* [YOUR TASK]:
Begin at the top of the records below and return each line exactly through the line with "Serif, Times New". Skip pictures.

* [RECORDS SUPPLIED]:

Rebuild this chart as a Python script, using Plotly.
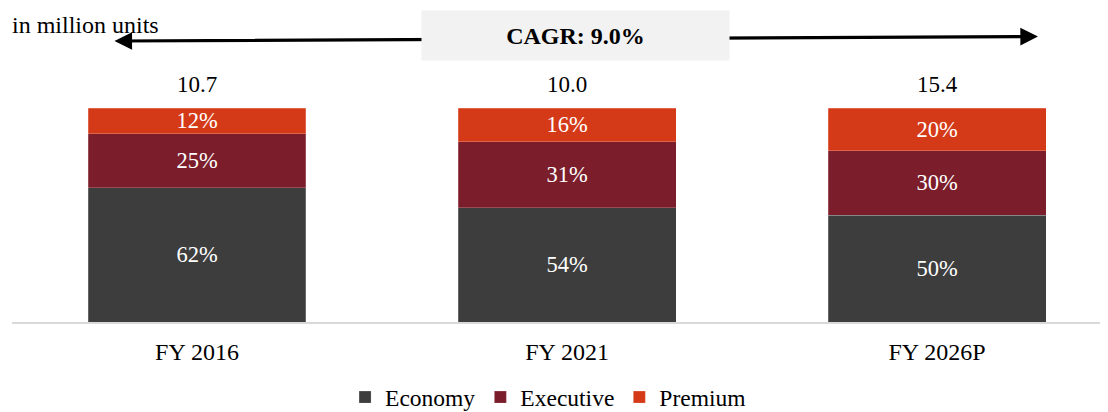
import plotly.graph_objects as go

categories = ["FY 2016", "FY 2021", "FY 2026P"]
totals = [10.7, 10.0, 15.4]
economy = [62, 54, 50]
executive = [25, 31, 30]
premium = [12, 16, 20]
cagr_text = "CAGR: 9.0%"
unit_text = "in million units"

colors = {"Economy": "#3d3d3d", "Executive": "#7b1d2b", "Premium": "#d53a18"}
FONT = "Liberation Serif, Times New Roman, serif"

fig = go.Figure()
for name, vals in [("Economy", economy), ("Executive", executive), ("Premium", premium)]:
    fig.add_trace(go.Bar(
        x=categories, y=vals, name=name,
        marker=dict(color=colors[name], line=dict(color="rgba(255,255,255,0.35)", width=0.6)),
        text=[f"{v}%" for v in vals], textposition="inside", insidetextanchor="middle",
        textfont=dict(color="white", size=22.5, family=FONT), constraintext="none",
        hoverinfo="skip",
    ))

for c, t in zip(categories, totals):
    fig.add_annotation(x=c, y=100, xref="x", yref="y", text=f"{t:.1f}", showarrow=False,
                       yanchor="bottom", yshift=9, font=dict(size=23, family=FONT, color="black"))

# double-headed CAGR arrow
fig.add_annotation(x=0.9361, y=1.334, xref="paper", yref="paper", text="",
                   showarrow=True, ax=-925, ay=4.5, axref="pixel", ayref="pixel",
                   arrowhead=2, arrowside="end+start", arrowwidth=3.2, arrowsize=1.1,
                   arrowcolor="black", standoff=0, startstandoff=0)
fig.add_annotation(x=0.5137, y=1.339, xref="paper", yref="paper", text=f"<b>{cagr_text}</b>",
                   showarrow=False, width=305, height=47, bgcolor="#f2f2f2",
                   xanchor="center", yanchor="middle",
                   font=dict(size=24, family=FONT, color="black"))
fig.add_annotation(x=0, y=1.388, xref="paper", yref="paper", text=unit_text, showarrow=False,
                   xanchor="left", yanchor="middle", xshift=-2,
                   font=dict(size=24, family=FONT, color="black"))

# page body has an 8px default margin: figure is 8px smaller and shifted
fig.update_layout(
    width=1100, height=404,
    margin=dict(l=4, r=0, t=100, b=90, autoexpand=False),
    barmode="stack", barnorm="percent", bargap=0.411,
    plot_bgcolor="white", paper_bgcolor="white",
    font=dict(family=FONT, size=23, color="black"),
    showlegend=True,
    legend=dict(orientation="h", x=0.4891, xanchor="center", y=-0.352, yanchor="middle",
                font=dict(size=23.5, family=FONT), traceorder="normal", itemclick=False),
    xaxis=dict(range=[-0.5, 2.462], showline=True, linecolor="#d9d9d9", linewidth=2,
               ticks="", ticklabelstandoff=7, tickfont=dict(size=24, family=FONT)),
    yaxis=dict(range=[0, 100], visible=False, showgrid=False),
)

fig.write_html("out.html")
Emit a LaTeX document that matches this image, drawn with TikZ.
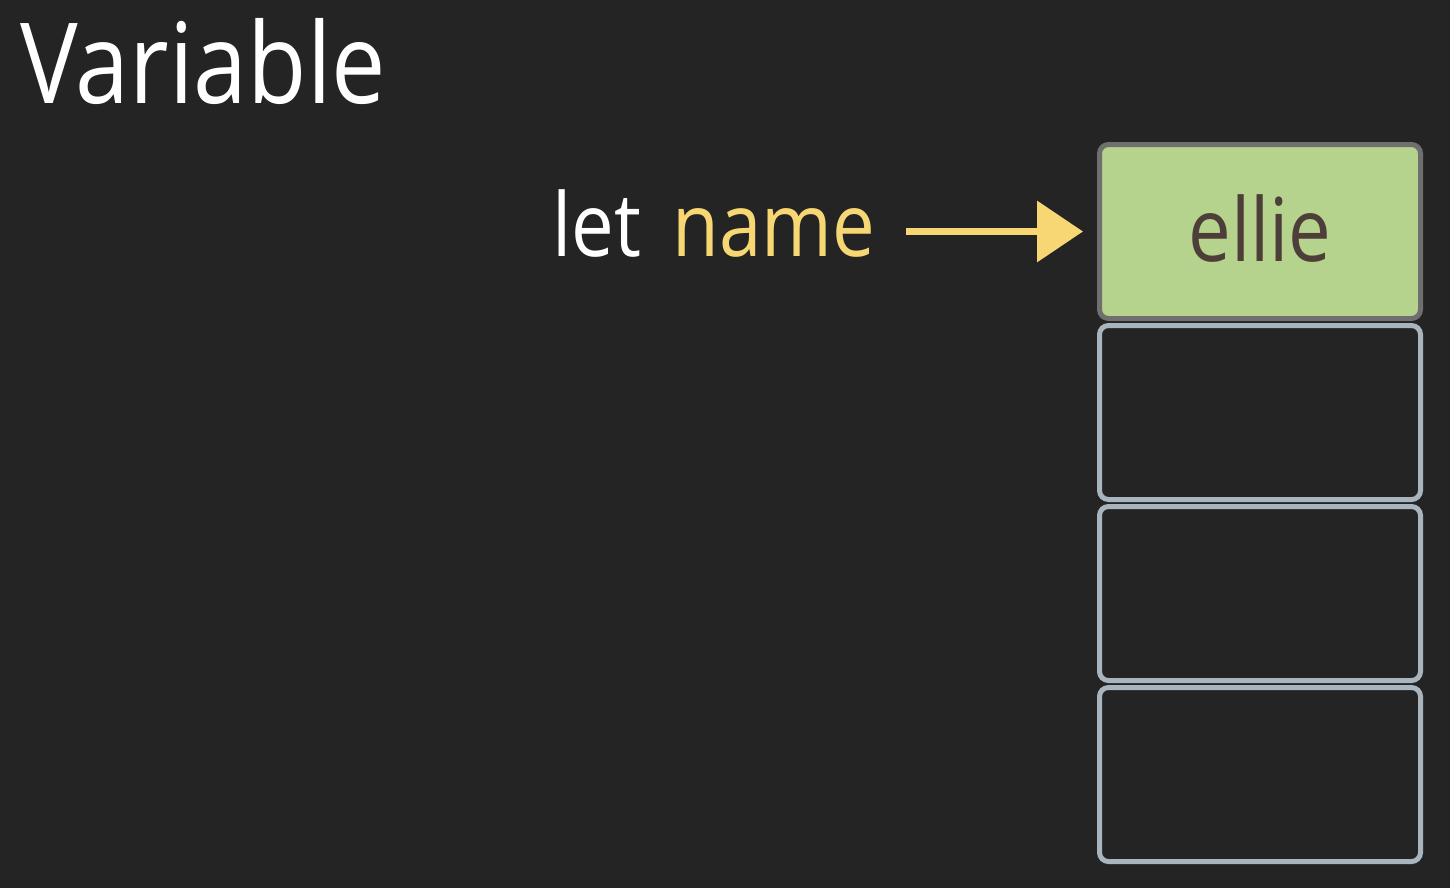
\documentclass[tikz,border=0pt]{standalone}
\usepackage{fontspec}
\setmainfont[FakeStretch=0.865]{Open Sans}
\usetikzlibrary{positioning,arrows.meta}
\definecolor{fundo}{HTML}{242424}
\definecolor{amarelo}{HTML}{F7D774}
\definecolor{verde}{HTML}{B5D38C}
\definecolor{marrom}{HTML}{4E3E39}
\definecolor{cinzaazul}{HTML}{A9B5BE}
\definecolor{cinza}{HTML}{6F6F6F}
\tikzset{
  caixa/.style={draw=cinzaazul, line width=5pt, rounded corners=9pt, minimum width=321pt, minimum height=174pt, inner sep=0pt},
  texto/.style={font=\fontsize{88}{90}\selectfont, inner sep=0pt}
}
\begin{document}
\begin{tikzpicture}[x=1pt, y=-1pt] %Início do desenho, 1 pixel = 1pt
	\useasboundingbox[fill=fundo] (0,0) rectangle (1450,888); %Fundo escuro
		%Título
	\node[anchor=base west, inner sep=0pt, text=white, font=\fontsize{112}{114}\selectfont] (titulo) at (20,103) {Variable}; %Título
		%Memória
	\node[caixa, fill=verde, draw=cinza, anchor=north west] (caixa1) at (1097,142) {}; %Primeira caixa
	\node[caixa, below=2pt of caixa1] (caixa2) {}; %Segunda caixa
	\node[caixa, below=2pt of caixa2] (caixa3) {}; %Terceira caixa
	\node[caixa, below=2pt of caixa3] (caixa4) {}; %Quarta caixa
	\node[texto, text=marrom, anchor=base] (valor) at ([yshift=-29.5pt]caixa1.center) {ellie}; %Valor guardado
		%Declaração
	\node[texto, text=white, anchor=base west] (let) at (552,256) {let}; %Palavra let
	\node[texto, text=amarelo, anchor=base west] (nome) at ([xshift=31pt]let.base east) {name}; %Nome da variável
	\draw[-{Triangle[length=46pt, width=60pt]}, line width=7pt, amarelo, shorten <=31pt, shorten >=14pt] (nome.east |- caixa1.west) -- (caixa1.west); %Seta até a caixa
\end{tikzpicture}
\end{document}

* [THE REPLY]:
Rebuild this chart as a Python script, using Plotly.
import plotly.graph_objects as go

categories = ["FY 2016", "FY 2021", "FY 2026P"]
totals = [10.7, 10.0, 15.4]
economy = [62, 54, 50]
executive = [25, 31, 30]
premium = [12, 16, 20]
cagr_text = "CAGR: 9.0%"
unit_text = "in million units"

colors = {"Economy": "#3d3d3d", "Executive": "#7b1d2b", "Premium": "#d53a18"}
FONT = "Liberation Serif, Times New Roman, serif"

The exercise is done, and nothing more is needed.